Instructions for filing an appeal are on the back of your assessment notice. Appeal Forms are available from
the Kootenai County Commissioner's website here.
The deadline for filing a completed form is the
fourth Monday of June by 5:00 p.m. If you do not file by the deadline, you will lose your right to appeal your
property value for the current year. You will be mailed written notification of the time and date of your hearing.
Appeal hearings are approximately 30 minutes in length. The Assessor and property owner or representative will be
allowed 10 minutes each to present their case. A written appeal may also be submitted for review.

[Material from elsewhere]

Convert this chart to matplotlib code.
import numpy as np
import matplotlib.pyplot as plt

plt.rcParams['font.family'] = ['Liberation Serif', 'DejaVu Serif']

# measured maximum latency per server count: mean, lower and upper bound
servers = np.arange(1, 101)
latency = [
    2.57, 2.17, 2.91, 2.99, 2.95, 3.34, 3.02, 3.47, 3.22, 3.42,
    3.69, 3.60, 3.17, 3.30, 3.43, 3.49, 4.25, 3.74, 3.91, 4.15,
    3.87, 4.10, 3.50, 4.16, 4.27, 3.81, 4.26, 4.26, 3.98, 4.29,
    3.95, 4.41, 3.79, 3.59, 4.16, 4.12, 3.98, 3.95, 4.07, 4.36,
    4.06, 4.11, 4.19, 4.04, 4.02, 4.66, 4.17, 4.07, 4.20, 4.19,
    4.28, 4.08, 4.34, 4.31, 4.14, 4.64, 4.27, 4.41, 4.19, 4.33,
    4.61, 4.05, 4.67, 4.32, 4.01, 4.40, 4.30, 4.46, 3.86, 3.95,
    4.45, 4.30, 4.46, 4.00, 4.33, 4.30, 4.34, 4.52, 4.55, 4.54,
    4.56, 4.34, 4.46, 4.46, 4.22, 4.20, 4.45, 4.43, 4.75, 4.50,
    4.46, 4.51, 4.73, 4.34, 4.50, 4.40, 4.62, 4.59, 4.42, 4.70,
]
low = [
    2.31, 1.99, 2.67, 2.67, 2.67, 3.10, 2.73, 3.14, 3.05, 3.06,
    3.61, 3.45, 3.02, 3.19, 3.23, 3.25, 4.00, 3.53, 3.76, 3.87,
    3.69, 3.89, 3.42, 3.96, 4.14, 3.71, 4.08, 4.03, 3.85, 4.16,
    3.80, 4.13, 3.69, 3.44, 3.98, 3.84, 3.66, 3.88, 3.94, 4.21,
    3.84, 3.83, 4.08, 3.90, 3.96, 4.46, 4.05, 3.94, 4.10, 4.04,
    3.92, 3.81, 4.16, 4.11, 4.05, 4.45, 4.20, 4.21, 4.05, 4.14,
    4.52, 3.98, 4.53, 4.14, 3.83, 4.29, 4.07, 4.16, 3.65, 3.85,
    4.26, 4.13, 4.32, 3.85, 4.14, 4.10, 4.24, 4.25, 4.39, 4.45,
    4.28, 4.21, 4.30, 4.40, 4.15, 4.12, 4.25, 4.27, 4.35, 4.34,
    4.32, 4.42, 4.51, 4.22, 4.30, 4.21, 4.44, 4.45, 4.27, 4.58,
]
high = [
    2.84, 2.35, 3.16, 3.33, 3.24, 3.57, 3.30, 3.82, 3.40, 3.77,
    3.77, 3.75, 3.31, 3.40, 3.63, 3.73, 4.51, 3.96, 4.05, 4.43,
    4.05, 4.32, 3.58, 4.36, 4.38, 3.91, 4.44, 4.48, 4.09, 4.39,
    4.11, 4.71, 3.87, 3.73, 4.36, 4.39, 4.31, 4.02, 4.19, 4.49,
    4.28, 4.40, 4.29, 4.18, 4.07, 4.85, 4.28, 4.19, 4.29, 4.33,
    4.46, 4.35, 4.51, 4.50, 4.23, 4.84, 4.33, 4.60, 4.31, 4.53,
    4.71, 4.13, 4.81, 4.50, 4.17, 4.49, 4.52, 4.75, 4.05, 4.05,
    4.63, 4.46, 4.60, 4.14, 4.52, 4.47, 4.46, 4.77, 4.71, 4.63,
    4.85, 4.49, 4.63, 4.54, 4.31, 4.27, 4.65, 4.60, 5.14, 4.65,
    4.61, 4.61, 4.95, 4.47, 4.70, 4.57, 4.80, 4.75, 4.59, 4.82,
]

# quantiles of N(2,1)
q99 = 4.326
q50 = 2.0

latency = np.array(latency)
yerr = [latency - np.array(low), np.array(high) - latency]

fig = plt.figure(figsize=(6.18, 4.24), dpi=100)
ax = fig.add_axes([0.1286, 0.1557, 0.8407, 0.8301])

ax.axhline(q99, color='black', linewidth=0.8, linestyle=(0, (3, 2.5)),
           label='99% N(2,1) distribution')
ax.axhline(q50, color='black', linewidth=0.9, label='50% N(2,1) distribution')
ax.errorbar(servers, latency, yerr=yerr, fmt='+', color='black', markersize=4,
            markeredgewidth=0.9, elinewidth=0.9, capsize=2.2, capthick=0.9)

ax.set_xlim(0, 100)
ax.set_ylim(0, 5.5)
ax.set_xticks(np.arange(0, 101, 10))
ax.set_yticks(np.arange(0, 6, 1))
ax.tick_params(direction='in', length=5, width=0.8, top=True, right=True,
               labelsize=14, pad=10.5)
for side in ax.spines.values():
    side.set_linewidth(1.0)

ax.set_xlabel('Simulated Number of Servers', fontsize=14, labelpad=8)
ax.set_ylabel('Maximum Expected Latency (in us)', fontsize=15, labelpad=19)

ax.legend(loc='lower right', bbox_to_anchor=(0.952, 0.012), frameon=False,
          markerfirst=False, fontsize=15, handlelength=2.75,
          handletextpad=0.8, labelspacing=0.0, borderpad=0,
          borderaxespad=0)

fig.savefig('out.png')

Keep in mind, pursuant to Idaho Statue 63-502, the Board of Equalization has a narrow focus and the function of
The Board is confined to assuring that the market value placed on your property for assessment purposes is fair and
accurate--not whether the tax is too high or if you can afford to pay the full amount on your property tax statement.

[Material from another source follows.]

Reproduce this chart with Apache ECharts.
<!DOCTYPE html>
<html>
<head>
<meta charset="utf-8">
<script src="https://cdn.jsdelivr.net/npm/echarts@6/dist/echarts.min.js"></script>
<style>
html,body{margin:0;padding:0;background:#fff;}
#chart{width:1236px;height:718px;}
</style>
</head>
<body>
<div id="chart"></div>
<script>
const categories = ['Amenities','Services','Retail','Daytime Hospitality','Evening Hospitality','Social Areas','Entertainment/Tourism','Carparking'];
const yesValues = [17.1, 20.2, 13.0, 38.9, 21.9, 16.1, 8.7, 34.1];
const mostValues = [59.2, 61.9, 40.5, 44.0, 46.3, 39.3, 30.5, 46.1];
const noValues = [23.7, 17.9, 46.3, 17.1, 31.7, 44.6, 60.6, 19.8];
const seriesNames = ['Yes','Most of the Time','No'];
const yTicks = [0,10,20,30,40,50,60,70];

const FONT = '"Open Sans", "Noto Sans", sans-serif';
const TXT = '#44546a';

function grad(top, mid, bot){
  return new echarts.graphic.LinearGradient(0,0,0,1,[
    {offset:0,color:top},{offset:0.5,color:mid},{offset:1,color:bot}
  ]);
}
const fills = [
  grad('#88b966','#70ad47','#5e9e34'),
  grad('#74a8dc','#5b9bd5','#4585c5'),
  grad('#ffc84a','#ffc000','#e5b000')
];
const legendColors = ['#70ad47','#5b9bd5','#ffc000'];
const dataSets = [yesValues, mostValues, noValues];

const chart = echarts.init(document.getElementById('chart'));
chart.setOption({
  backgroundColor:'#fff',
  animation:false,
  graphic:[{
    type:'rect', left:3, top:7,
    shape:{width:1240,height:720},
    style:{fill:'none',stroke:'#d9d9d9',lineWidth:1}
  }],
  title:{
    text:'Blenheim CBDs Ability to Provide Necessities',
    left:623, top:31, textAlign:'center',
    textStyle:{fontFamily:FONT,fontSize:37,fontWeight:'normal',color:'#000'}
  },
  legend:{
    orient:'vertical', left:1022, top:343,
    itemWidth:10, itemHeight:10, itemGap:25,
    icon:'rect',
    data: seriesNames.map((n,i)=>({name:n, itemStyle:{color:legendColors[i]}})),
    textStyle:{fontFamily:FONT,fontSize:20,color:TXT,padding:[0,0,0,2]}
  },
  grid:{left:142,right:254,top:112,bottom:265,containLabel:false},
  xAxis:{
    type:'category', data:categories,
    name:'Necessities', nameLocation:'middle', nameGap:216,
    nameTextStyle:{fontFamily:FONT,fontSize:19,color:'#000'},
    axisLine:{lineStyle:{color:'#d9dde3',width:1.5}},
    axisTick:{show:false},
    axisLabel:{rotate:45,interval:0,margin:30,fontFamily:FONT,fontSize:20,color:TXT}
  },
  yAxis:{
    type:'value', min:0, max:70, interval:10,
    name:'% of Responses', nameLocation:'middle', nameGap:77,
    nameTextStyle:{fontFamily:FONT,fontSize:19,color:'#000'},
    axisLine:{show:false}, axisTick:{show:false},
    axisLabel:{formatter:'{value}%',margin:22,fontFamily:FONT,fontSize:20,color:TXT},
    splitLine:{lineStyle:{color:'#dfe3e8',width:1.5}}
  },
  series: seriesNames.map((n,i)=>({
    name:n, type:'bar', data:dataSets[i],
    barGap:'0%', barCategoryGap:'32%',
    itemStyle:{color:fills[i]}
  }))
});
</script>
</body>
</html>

Your appeal is more likely to be successful if you present evidence which shows comparable properties, in the past
year, sold for less than your property's value. The taxpayer has the burden of proof in seeking affirmative relief
to establish that the determination of the assessor is erroneous, including any determination of assessed value. A
preponderance of the evidence shall suffice to sustain the burden of proof.
Action 4. Appeal to the State Board of Equalization: If you disagree with the County Board of Equalization's
decision you can appeal your decision to the State Board of Tax Appeal or to District Court. The State Board of Tax
Appeals is comprised of three citizens appointed by the Governor and confirmed by the Senate. The Board was created
to provide taxpayers with an impartial and inexpensive quasi-judicial appeal process. The Board conducts hearings
around the state in several convenient locations.
Appeal Forms for the Idaho Board of Tax Appeals are available from their web page here.
The form and any attachments must be filed with the County Auditor within thirty (30) days after the mailing of a decision
of the Board of Equalization or pronouncement of a decision at hearing. Pursuant to Idaho Code 63-502 the county auditor
shall submit appeals to the Board of Tax Appeals within thirty (30) days of being notified of the appeal or by October 1,
whichever is later. The Board of Tax Appeals may receive further evidence and will hear the appeal as provided in chapter
38, title 63, Idaho Code. Any appeal that may be taken to the Board may, during the same time period, be taken to the
District Court for the county in which the property is located.
In any appeal taken to the Board of Tax Appeals or to District Court, the burden of proof falls upon the party
seeking affirmative relief to establish that the valuation from which the appeal is taken is erroneous, or that
the Board of Equalization erred in its decision regarding a claim that certain property is exempt from taxation,
the value thereof, or any other relief sought before the Board of Equalization.
A preponderance of the evidence shall suffice to sustain the burden of proof. The burden of proof shall fall upon the
party seeking affirmative relief and the burden of going forward with the evidence shall shift as in other civil litigation.
The Board of Tax Appeals or the Court may affirm, reverse, modify or remand any order of the Board of Equalization, and shall
grant other relief, invoke such other remedies, and issue such orders in accordance with its decision as appropriate.